After Olivia left with Jake Ballard, Abby felt betrayed and started working at the White House. When Olivia comes back, Abby refuses to forgive her, which strains their relationship. However, when her ex-husband is nominated for Virginia Senator, Abby and Olivia become friends again after Olivia sabotages Charles's nomination by helping the other candidate. When Olivia is kidnapped, the information of the situation is kept from Abby. She tracks down Stephen with help from Interpol, who rescues Olivia from the kidnappers by buying her on the auction.

===David Rosen===
Abby began a relationship with David at the start of the second season when they met at a bar. The relationship began to evolve, with Abby finding out and starts assisting David's investigation of Olivia Pope and how she managed to keep Quinn out of jail. Abby continues to help David as a result of her anger towards Olivia and her decision about keeping Quinn out of jail. She breaks up with him after finding out that a girl filed charges against David for domestic beating. However, she later finds out that the file was false as Olivia and Harrison had planted it in order to break their relationship.

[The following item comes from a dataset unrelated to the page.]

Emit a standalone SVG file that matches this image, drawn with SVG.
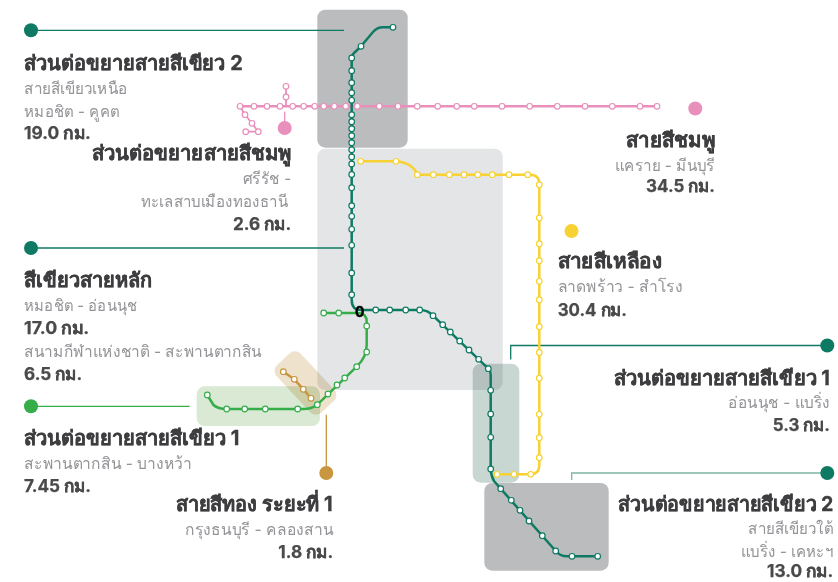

When Olivia and Huck bring recordings from David's apartment to the office, Abby finds out that they were spying on her when she was together with David. She demands the rest of the firm to give her the recordings which contain recordings of her and David in bed. But while listening to the recordings, she hears everything David told her when she was asleep, and when she wasn't there. After hearing this, she confronts Olivia about the file charges David has against him. Olivia confesses that she faked them. Abby still helps Olivia by stealing the Cytron card from David's apartment and lying to him about it.